Sex/Nudity: 4 instances of innuendos. Violence: 14 instances of violence, mostly for comic effect. Profanity: 67 expressions. occasionally strong. Drugs/Alcohol/Tobacco: 1 scene of smoking; 4 scenes of drinking.

Still in Release
The U.S. vs. John Lennon (PG-13)

Director: David Leaf, John Scheinfeld. With Walter Cronkite, John Lennon (archive footage), G. Gordon Liddy (96 min.)

In 1972, the Nixon White House was conflicted. John Lennon was drawing support for antiwar causes, which could hurt Nixon's bid for reelection. Deporting the Lennons could turn even more voters against him. In the end, the FBI amassed a thick file on the Lennons, and they were ordered out of the country. This fascinating documentary shows how far government will go to throttle opposition, but also how, sometimes, you can fight the establishment and win. Some revelations will be as surprising to John and Yoko's followers as they are to viewers who know little about them. Grade: B+
– M.K.T.

Sex/Nudity: Some mild innuendo. Violence: 12 instances of violence, including news footage of dead bodies from the Vietnam war. Profanity: 7 harsh expressions. Drugs/Alcohol/Tobacco: 3 scenes of smoking.

Haven (R)

Director: Frank E. Flowers. With Orlando Bloom, Bill Paxton, Zoe Saldana. (115 min.)

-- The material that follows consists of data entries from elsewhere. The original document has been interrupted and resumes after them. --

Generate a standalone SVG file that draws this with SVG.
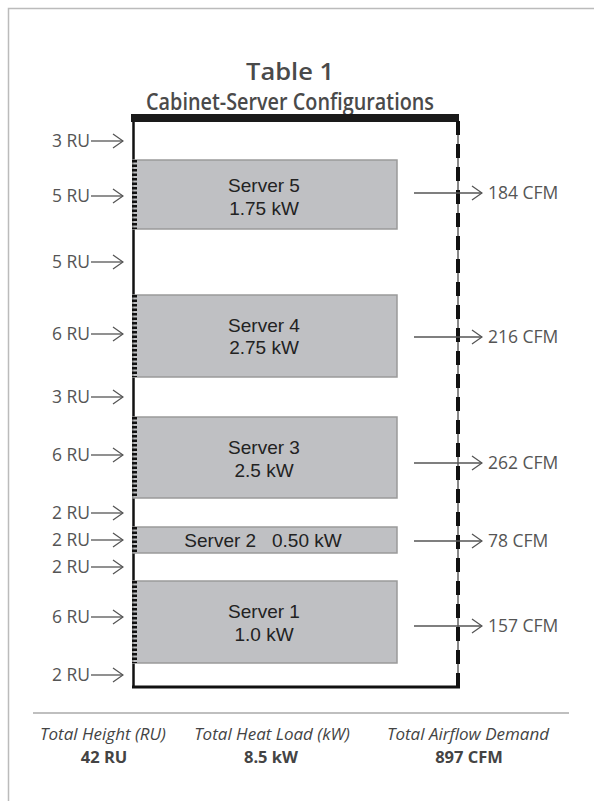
<svg xmlns="http://www.w3.org/2000/svg" width="594" height="801" viewBox="0 0 594 801">
<defs>
<style>
.lbl{font-family:"Open Sans","DejaVu Sans",sans-serif;font-size:17.5px;fill:#555}
.srv{font-family:"Liberation Sans",Arial,sans-serif;font-size:19px;fill:#222;text-anchor:middle}
.ttl{font-family:"Open Sans","DejaVu Sans",sans-serif;font-size:23px;font-weight:600;fill:#4a4a4a;text-anchor:middle}
.cap{font-family:"Open Sans","DejaVu Sans",sans-serif;font-size:17px;font-style:italic;fill:#444;text-anchor:middle}
.val{font-family:"Open Sans","DejaVu Sans",sans-serif;font-size:16.5px;font-weight:bold;fill:#444;text-anchor:middle}
.box{fill:#bfc0c3;stroke:#9a9a9a;stroke-width:1.5}
.ladder{stroke:#111;stroke-width:5;stroke-dasharray:2.5 2;fill:none}
.arr{stroke:#555;stroke-width:1.3;fill:none}
</style>
<marker id="chev" viewBox="0 0 12 16" refX="11" refY="8" markerWidth="12" markerHeight="16" markerUnits="userSpaceOnUse" orient="auto">
<path d="M1,1 L11,8 L1,15" fill="none" stroke="#555" stroke-width="1.3"/>
</marker>
</defs>
<rect x="8.5" y="8.5" width="700" height="900" fill="#fff" stroke="#bbb" stroke-width="1.5"/>
<g id="title">
<text class="ttl" x="290" y="80" textLength="88" lengthAdjust="spacingAndGlyphs">Table 1</text>
<text class="ttl" x="290" y="110" textLength="288" lengthAdjust="spacingAndGlyphs">Cabinet-Server Configurations</text>
</g>
<g id="cabinet">
<rect x="131" y="114" width="328" height="8" fill="#1a1a1a"/>
<line x1="133.5" y1="122" x2="133.5" y2="688" stroke="#111" stroke-width="2.5"/>
<line x1="458" y1="122" x2="458" y2="688" stroke="#111" stroke-width="1"/>
<line x1="458" y1="121" x2="458" y2="688" stroke="#111" stroke-width="4" stroke-dasharray="14 9"/>
<line x1="132" y1="687" x2="460" y2="687" stroke="#111" stroke-width="3"/>
</g>
<g id="server5">
<rect class="box" x="133" y="160" width="264" height="69"/>
<line class="ladder" x1="134.5" y1="160" x2="134.5" y2="229"/>
<text class="srv" x="264" y="192">Server 5</text>
<text class="srv" x="264" y="215">1.75 kW</text>
</g>
<g id="server4">
<rect class="box" x="133" y="295" width="264" height="82"/>
<line class="ladder" x1="134.5" y1="295" x2="134.5" y2="377"/>
<text class="srv" x="264" y="332">Server 4</text>
<text class="srv" x="264" y="354">2.75 kW</text>
</g>
<g id="server3">
<rect class="box" x="133" y="417" width="264" height="81"/>
<line class="ladder" x1="134.5" y1="417" x2="134.5" y2="498"/>
<text class="srv" x="264" y="454">Server 3</text>
<text class="srv" x="264" y="477">2.5 kW</text>
</g>
<g id="server2">
<rect class="box" x="133" y="527" width="264" height="26"/>
<line class="ladder" x1="134.5" y1="527" x2="134.5" y2="553"/>
<text class="srv" x="263" y="547" xml:space="preserve" style="white-space:pre">Server 2   0.50 kW</text>
</g>
<g id="server1">
<rect class="box" x="133" y="581" width="264" height="82"/>
<line class="ladder" x1="134.5" y1="581" x2="134.5" y2="663"/>
<text class="srv" x="264" y="618">Server 1</text>
<text class="srv" x="264" y="641">1.0 kW</text>
</g>
<g id="connectors">
<line class="arr" x1="91" y1="141" x2="123" y2="141" marker-end="url(#chev)"/>
<line class="arr" x1="91" y1="196" x2="123" y2="196" marker-end="url(#chev)"/>
<line class="arr" x1="91" y1="262" x2="123" y2="262" marker-end="url(#chev)"/>
<line class="arr" x1="91" y1="334" x2="123" y2="334" marker-end="url(#chev)"/>
<line class="arr" x1="91" y1="397" x2="123" y2="397" marker-end="url(#chev)"/>
<line class="arr" x1="91" y1="455" x2="123" y2="455" marker-end="url(#chev)"/>
<line class="arr" x1="91" y1="513" x2="123" y2="513" marker-end="url(#chev)"/>
<line class="arr" x1="91" y1="540" x2="123" y2="540" marker-end="url(#chev)"/>
<line class="arr" x1="91" y1="567" x2="123" y2="567" marker-end="url(#chev)"/>
<line class="arr" x1="91" y1="617" x2="123" y2="617" marker-end="url(#chev)"/>
<line class="arr" x1="91" y1="675" x2="123" y2="675" marker-end="url(#chev)"/>
<line class="arr" x1="414" y1="193" x2="482" y2="193" marker-end="url(#chev)"/>
<line class="arr" x1="414" y1="337" x2="482" y2="337" marker-end="url(#chev)"/>
<line class="arr" x1="414" y1="463" x2="482" y2="463" marker-end="url(#chev)"/>
<line class="arr" x1="414" y1="541" x2="482" y2="541" marker-end="url(#chev)"/>
<line class="arr" x1="414" y1="626" x2="482" y2="626" marker-end="url(#chev)"/>
</g>
<g id="left-labels" class="lbl" text-anchor="end">
<text x="90" y="147">3 RU</text>
<text x="90" y="202">5 RU</text>
<text x="90" y="268">5 RU</text>
<text x="90" y="340">6 RU</text>
<text x="90" y="403">3 RU</text>
<text x="90" y="461">6 RU</text>
<text x="90" y="519">2 RU</text>
<text x="90" y="546">2 RU</text>
<text x="90" y="573">2 RU</text>
<text x="90" y="623">6 RU</text>
<text x="90" y="681">2 RU</text>
</g>
<g id="right-labels" class="lbl">
<text x="488" y="199">184 CFM</text>
<text x="488" y="343">216 CFM</text>
<text x="488" y="469">262 CFM</text>
<text x="488" y="547">78 CFM</text>
<text x="488" y="632">157 CFM</text>
</g>
<g id="totals">
<line x1="33" y1="713" x2="569" y2="713" stroke="#aaa" stroke-width="1.3"/>
<text class="cap" x="103" y="740">Total Height (RU)</text>
<text class="cap" x="272" y="740">Total Heat Load (kW)</text>
<text class="cap" x="468" y="740">Total Airflow Demand</text>
<text class="val" x="104" y="763">42 RU</text>
<text class="val" x="271" y="763">8.5 kW</text>
<text class="val" x="469" y="763">897 CFM</text>
</g>
</svg>
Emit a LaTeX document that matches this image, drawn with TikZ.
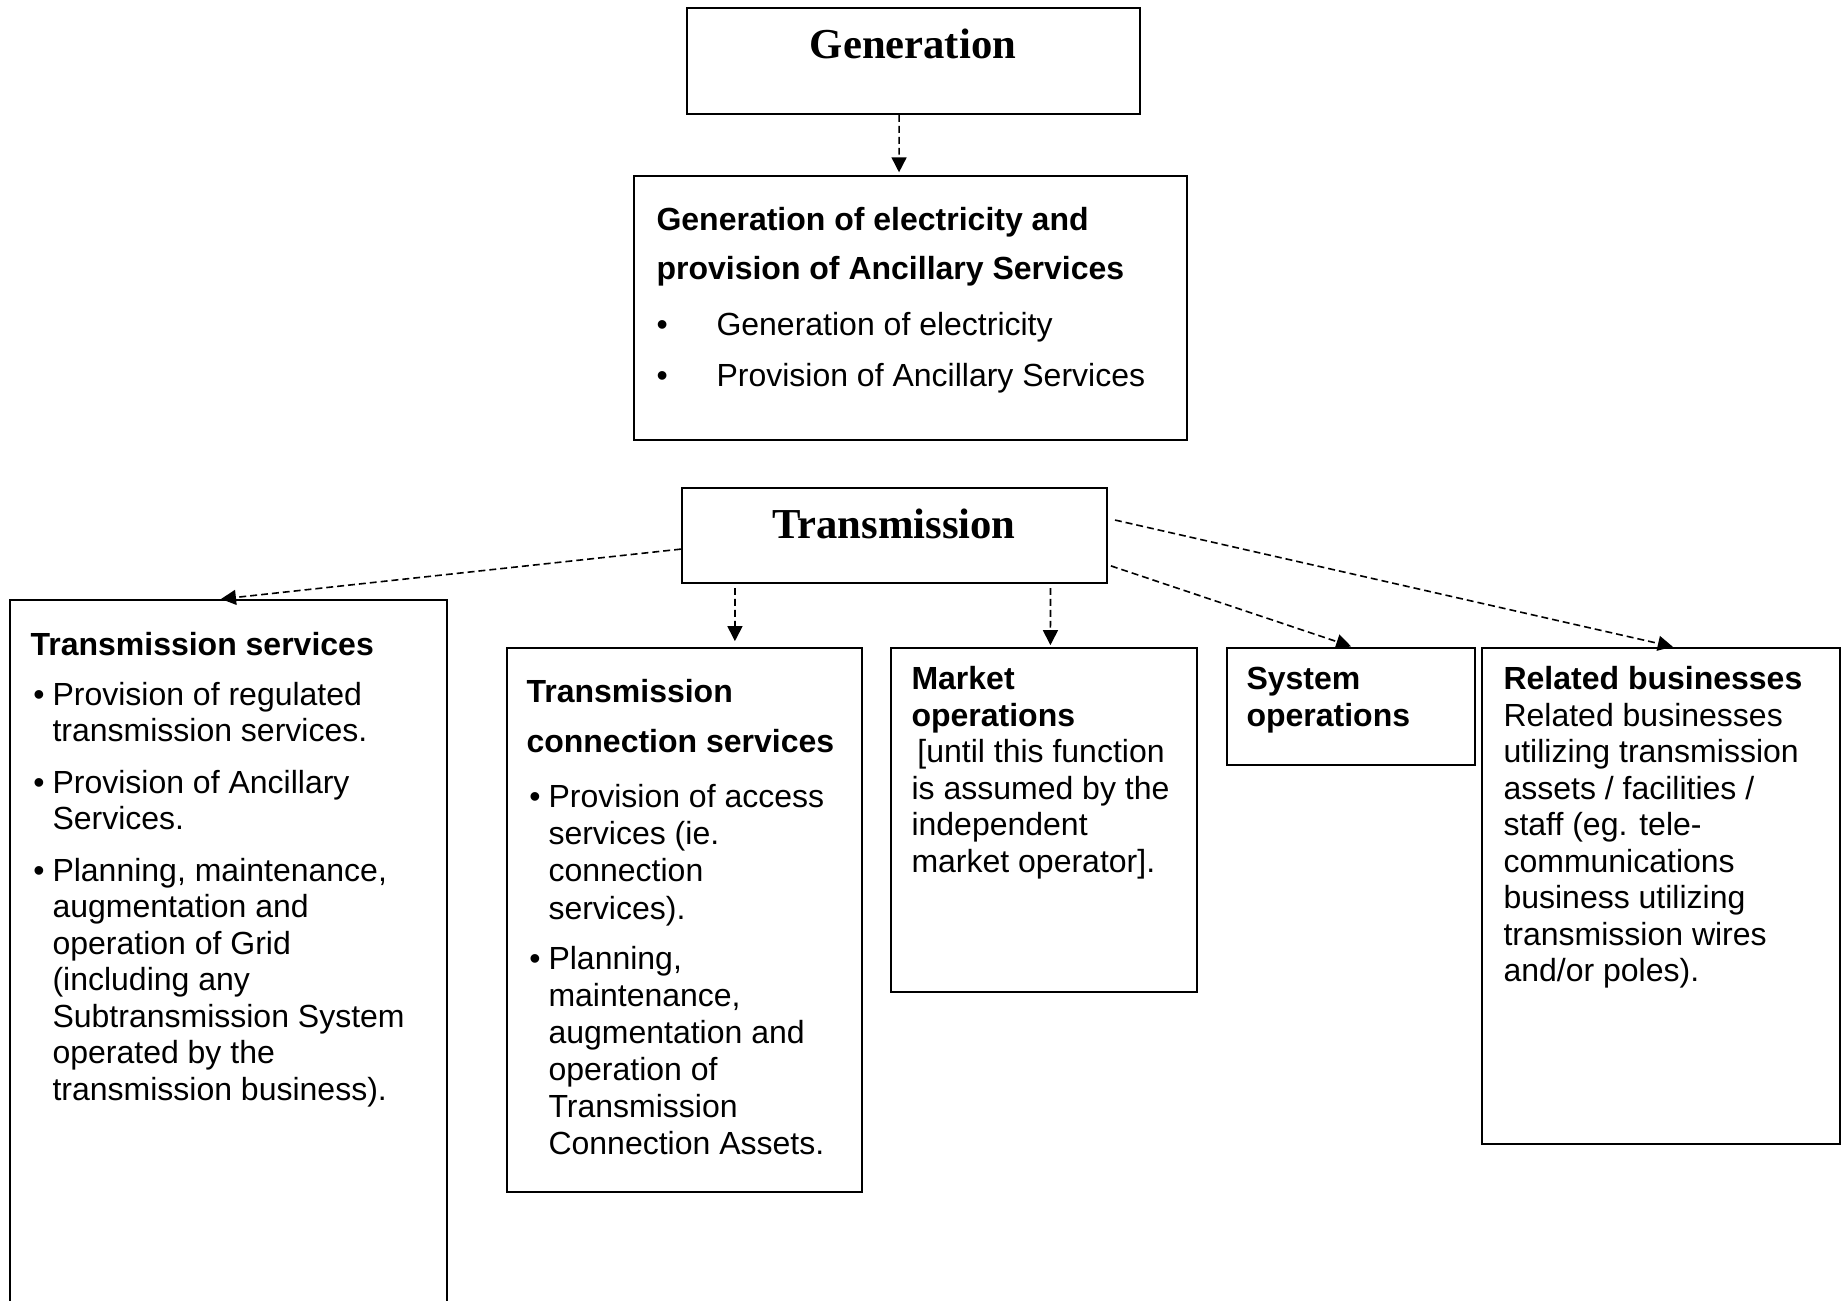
\documentclass[tikz,border=0pt]{standalone}
\usepackage{fontspec}
\setmainfont{Liberation Sans}
\newfontfamily\titlefont{Liberation Serif}
\usetikzlibrary{arrows.meta}
\newcommand{\firstln}{\rule{0pt}{10pt}}
\newcommand{\bulitem}{\makebox[8.25pt][l]{\hspace{1.1pt}\textbullet}}
\newcommand{\bulcont}{\hspace*{8.25pt}}
\newcommand{\genitem}{\makebox[22.5pt][l]{\textbullet}}

\begin{document}
\begin{tikzpicture}[
      x=0.375pt,y=-0.375pt,
      box/.style 2 args={draw,line width=0.75pt,anchor=north west,inner sep=0pt,minimum width=#1*0.375pt,minimum height=#2*0.375pt},
      txt/.style={anchor=north west,inner sep=0pt,align=left,font=\fontsize{12}{13.7}\selectfont},
      ttl/.style={anchor=base,inner sep=0pt,font=\titlefont\fontsize{16}{19}\selectfont\bfseries},
      link/.style={line width=0.6pt,dash pattern=on 2.6pt off 1.5pt,-{Triangle[length=5.6pt,width=5.6pt]}}
      ]
      \useasboundingbox (0,0) rectangle (1845,1301);
      \fill[white] (0,0) rectangle (1845,1301);
      \node[box={453}{106}] (gen) at (686,7) {};
      \node[box={553}{264}] (genelec) at (633,175) {};
      \node[box={425}{95}] (trans) at (681,487) {};
      \node[box={437}{706}] (ts) at (9,599) {};
      \node[box={355}{544}] (tcs) at (506,647) {};
      \node[box={306}{344}] (mo) at (890,647) {};
      \node[box={248}{117}] (so) at (1226,647) {};
      \node[box={358}{496}] (rb) at (1481,647) {};
      \node[ttl] (gentitle) at (913,59) {Generation};
      \node[ttl] (transtitle) at (894,538) {Transmission};
      \node[txt] (genelectxt) at (656,203.3) {\firstln\textbf{Generation of electricity and}\\[4.8pt]
        \textbf{provision of Ancillary Services}\\[7.3pt]
        \genitem Generation of electricity\\[5.4pt]
        \genitem Provision of Ancillary Services};
      \node[txt] (tstxt) at (30,628.3) {\firstln\textbf{Transmission services}\\[4.9pt]
        \bulitem Provision of regulated\\
        \bulcont transmission services.\\[5.6pt]
        \bulitem Provision of Ancillary\\
        \bulcont Services.\\[5.6pt]
        \bulitem Planning, maintenance,\\
        \bulcont augmentation and\\
        \bulcont operation of Grid\\
        \bulcont (including any\\
        \bulcont Subtransmission System\\
        \bulcont operated by the\\
        \bulcont transmission business).};
      \node[txt,font=\fontsize{12}{13.9}\selectfont] (tcstxt) at (526,675.3) {\firstln\textbf{Transmission}\\[5pt]
        \textbf{connection services}\\[6.7pt]
        \bulitem Provision of access\\
        \bulcont services (ie.\\
        \bulcont connection\\
        \bulcont services).\\[5pt]
        \bulitem Planning,\\
        \bulcont maintenance,\\
        \bulcont augmentation and\\
        \bulcont operation of\\
        \bulcont Transmission\\
        \bulcont Connection Assets.};
      \node[txt] (motxt) at (911,662.3) {\firstln\textbf{Market}\\
        \textbf{operations}\\
        \hspace*{2.2pt}[until this function\\
        is assumed by the\\
        independent\\
        market operator].};
      \node[txt] (sotxt) at (1246,662.3) {\firstln\textbf{System}\\
        \textbf{operations}};
      \node[txt] (rbtxt) at (1503,662.3) {\firstln\textbf{Related businesses}\\
        Related businesses\\
        utilizing transmission\\
        assets / facilities /\\
        staff (eg. tele-\\
        communications\\
        business utilizing\\
        transmission wires\\
        and/or poles).};
      \draw[link,shorten >=1pt] ([xshift=-5.4pt]gen.south) -- ([xshift=-4.3pt]genelec.north);
      \draw[link] ([yshift=-5.1pt]trans.west) -- ([xshift=-2.8pt]ts.north);
      \draw[link,shorten >=2.2pt] ([xshift=-59.8pt,yshift=-1.5pt]trans.south) -- ([xshift=18.9pt]tcs.north);
      \draw[link,shorten >=0.7pt] ([xshift=58.5pt,yshift=-1.5pt]trans.south) -- ([xshift=2.4pt]mo.north);
      \draw[link,shorten >=0.7pt] ([xshift=1.1pt,yshift=-11.4pt]trans.east) -- ([xshift=0.7pt]so.north);
      \draw[link,shorten >=0.5pt] ([xshift=2.6pt,yshift=5.8pt]trans.east) -- ([xshift=4.9pt]rb.north);
    \end{tikzpicture}
\end{document}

The tax-exempt Cayman Islands are a sort of Caribbean Swiss bank, but officials are cracking down big-time on shady finances. A professional money launderer (Stephen Dillane) offers to save his skin by informing on a client (Paxton), who has fled there from US investigators. The movie, following what seem at first to be subplots involving small-time hoods and forbidden love, shows how corruption, drug dealing, and racial tension have infected the native population, turning this Eden into a kind of Gomorrah. Flowers's directorial debut is sometimes a little hard to follow, but shows genuine concern and hope for his native land. Grade: B–
– M.K.T

Sex/Nudity: 11 scenes including innuendo and implied sex. Violence: 9 instances of violence, including murder and fights. Profanity: 158 harsh expressions. Drugs/Alcohol/Tobacco: 8 scenes with alcohol, 3 scenes with smoking, 11 scenes with drugs.